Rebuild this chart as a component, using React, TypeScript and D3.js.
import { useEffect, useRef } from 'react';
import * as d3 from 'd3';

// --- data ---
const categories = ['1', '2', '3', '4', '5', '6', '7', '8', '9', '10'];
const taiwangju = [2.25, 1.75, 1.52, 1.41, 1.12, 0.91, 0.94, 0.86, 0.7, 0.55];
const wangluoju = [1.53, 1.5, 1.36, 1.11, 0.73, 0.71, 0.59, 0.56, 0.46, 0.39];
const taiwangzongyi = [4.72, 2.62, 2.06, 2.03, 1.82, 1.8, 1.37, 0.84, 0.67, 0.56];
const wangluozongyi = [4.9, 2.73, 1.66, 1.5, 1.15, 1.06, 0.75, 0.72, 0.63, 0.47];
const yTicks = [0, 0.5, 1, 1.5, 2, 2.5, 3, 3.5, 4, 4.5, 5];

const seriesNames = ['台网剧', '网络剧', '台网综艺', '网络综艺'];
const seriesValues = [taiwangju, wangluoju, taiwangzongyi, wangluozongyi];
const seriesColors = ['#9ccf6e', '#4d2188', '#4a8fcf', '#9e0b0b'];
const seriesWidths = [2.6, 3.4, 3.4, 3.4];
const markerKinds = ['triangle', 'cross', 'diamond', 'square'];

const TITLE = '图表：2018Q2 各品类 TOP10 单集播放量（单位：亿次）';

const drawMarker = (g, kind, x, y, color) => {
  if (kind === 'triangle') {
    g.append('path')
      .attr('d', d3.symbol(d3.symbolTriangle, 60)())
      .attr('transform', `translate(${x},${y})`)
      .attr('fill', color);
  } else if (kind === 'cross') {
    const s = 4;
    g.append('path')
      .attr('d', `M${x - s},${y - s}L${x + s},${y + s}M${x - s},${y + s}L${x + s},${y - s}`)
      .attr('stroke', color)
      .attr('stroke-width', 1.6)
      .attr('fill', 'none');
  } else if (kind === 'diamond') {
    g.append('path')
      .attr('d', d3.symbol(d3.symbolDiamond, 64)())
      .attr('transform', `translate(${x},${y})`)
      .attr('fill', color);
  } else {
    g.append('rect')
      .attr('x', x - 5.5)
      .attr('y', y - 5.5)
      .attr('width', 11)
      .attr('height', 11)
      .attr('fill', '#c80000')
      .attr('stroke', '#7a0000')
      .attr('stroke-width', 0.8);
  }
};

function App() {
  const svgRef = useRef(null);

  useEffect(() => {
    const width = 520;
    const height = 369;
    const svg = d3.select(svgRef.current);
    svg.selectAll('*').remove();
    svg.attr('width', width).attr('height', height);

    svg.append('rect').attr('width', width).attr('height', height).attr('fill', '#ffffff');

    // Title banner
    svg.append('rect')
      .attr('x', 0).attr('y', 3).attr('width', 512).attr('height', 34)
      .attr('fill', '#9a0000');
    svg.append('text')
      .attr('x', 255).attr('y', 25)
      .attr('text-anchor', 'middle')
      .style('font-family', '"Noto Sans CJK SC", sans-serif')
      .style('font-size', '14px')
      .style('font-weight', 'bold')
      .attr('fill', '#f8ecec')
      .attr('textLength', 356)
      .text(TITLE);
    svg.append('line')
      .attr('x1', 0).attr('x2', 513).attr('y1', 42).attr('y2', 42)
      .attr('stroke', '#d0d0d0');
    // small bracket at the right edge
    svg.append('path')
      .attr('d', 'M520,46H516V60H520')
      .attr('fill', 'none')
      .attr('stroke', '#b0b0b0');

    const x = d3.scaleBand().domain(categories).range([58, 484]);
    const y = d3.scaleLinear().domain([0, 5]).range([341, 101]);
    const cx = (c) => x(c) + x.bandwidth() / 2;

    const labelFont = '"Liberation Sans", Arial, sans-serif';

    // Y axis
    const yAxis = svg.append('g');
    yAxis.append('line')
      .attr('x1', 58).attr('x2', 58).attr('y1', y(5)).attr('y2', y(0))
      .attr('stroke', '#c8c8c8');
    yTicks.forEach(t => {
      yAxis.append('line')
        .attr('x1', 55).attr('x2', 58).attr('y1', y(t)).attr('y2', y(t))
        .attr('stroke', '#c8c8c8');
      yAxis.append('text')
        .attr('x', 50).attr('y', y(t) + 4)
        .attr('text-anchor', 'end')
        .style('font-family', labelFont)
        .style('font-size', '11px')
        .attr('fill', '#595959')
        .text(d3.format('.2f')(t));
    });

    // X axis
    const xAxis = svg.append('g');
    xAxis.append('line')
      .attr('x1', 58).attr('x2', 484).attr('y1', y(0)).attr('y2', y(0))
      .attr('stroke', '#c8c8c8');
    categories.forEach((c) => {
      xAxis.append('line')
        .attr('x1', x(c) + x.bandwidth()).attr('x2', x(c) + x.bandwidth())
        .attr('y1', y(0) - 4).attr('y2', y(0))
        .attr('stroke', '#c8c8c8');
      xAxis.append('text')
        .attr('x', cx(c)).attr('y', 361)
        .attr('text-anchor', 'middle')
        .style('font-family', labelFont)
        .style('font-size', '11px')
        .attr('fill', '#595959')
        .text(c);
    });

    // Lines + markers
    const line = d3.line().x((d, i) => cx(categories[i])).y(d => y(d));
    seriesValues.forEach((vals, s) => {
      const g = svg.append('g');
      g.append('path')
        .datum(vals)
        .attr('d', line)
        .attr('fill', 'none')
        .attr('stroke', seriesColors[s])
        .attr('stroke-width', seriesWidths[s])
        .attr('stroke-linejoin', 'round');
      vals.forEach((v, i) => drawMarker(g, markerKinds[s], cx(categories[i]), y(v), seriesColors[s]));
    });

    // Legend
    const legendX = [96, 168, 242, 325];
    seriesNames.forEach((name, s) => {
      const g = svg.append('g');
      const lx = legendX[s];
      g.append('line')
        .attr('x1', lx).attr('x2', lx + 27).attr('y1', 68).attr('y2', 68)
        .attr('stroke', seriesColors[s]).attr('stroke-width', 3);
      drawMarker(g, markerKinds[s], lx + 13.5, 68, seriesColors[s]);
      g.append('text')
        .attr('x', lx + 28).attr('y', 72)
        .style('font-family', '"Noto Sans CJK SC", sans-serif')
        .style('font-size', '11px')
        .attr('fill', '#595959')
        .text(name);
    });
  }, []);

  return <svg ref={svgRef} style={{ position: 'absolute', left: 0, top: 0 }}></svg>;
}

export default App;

____

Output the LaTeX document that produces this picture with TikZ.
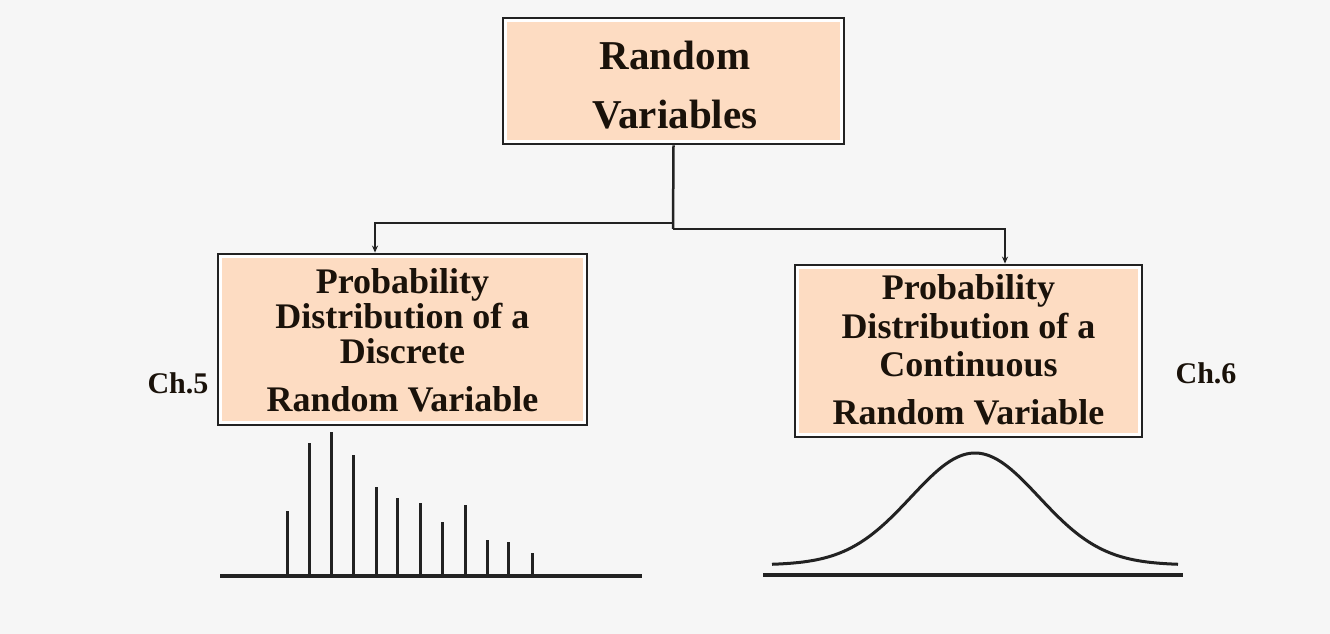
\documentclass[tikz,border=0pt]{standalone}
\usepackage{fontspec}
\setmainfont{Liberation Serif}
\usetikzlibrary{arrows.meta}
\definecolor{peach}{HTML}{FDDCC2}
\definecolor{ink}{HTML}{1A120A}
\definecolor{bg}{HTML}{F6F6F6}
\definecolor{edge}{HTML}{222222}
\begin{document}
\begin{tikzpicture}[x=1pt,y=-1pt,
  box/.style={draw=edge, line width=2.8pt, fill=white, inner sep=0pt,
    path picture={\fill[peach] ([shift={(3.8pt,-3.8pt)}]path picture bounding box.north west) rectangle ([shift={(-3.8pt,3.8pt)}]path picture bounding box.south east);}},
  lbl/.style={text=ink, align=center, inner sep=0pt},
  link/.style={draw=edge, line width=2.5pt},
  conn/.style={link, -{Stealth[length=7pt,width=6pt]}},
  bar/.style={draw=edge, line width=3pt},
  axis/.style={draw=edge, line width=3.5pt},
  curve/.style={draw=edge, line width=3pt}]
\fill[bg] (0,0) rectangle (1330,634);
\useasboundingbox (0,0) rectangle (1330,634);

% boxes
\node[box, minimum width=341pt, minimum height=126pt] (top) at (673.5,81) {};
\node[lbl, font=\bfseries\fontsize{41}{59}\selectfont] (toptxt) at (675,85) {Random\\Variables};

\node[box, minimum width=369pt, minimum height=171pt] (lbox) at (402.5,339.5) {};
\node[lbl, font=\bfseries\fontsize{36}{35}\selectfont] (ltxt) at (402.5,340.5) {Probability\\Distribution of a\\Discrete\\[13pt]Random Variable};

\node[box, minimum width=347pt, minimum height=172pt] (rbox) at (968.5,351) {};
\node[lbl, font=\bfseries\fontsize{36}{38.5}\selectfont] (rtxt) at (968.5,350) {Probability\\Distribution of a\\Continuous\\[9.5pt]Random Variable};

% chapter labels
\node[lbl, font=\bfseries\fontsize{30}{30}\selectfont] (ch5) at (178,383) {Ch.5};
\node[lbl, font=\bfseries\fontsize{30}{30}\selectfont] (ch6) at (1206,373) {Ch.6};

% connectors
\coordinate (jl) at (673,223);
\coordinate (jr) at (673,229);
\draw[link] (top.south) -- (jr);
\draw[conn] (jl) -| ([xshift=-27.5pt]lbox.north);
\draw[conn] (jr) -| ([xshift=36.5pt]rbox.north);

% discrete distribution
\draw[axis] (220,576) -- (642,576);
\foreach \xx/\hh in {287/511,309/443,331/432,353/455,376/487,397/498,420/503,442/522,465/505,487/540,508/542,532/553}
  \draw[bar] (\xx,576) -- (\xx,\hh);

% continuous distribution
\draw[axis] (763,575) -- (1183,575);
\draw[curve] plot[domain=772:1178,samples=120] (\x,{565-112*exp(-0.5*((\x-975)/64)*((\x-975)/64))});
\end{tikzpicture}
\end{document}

____

» **Brief**
Reproduce exactly the lines from the line with "Rebuild this chart" to the line with "const TITLE = '图表：2018Q2", both end lines included.

» **Written solution**
Rebuild this chart as a component, using React, TypeScript and D3.js.
import { useEffect, useRef } from 'react';
import * as d3 from 'd3';

// --- data ---
const categories = ['1', '2', '3', '4', '5', '6', '7', '8', '9', '10'];
const taiwangju = [2.25, 1.75, 1.52, 1.41, 1.12, 0.91, 0.94, 0.86, 0.7, 0.55];
const wangluoju = [1.53, 1.5, 1.36, 1.11, 0.73, 0.71, 0.59, 0.56, 0.46, 0.39];
const taiwangzongyi = [4.72, 2.62, 2.06, 2.03, 1.82, 1.8, 1.37, 0.84, 0.67, 0.56];
const wangluozongyi = [4.9, 2.73, 1.66, 1.5, 1.15, 1.06, 0.75, 0.72, 0.63, 0.47];
const yTicks = [0, 0.5, 1, 1.5, 2, 2.5, 3, 3.5, 4, 4.5, 5];

const seriesNames = ['台网剧', '网络剧', '台网综艺', '网络综艺'];
const seriesValues = [taiwangju, wangluoju, taiwangzongyi, wangluozongyi];
const seriesColors = ['#9ccf6e', '#4d2188', '#4a8fcf', '#9e0b0b'];
const seriesWidths = [2.6, 3.4, 3.4, 3.4];
const markerKinds = ['triangle', 'cross', 'diamond', 'square'];

const TITLE = '图表：2018Q2 各品类 TOP10 单集播放量（单位：亿次）';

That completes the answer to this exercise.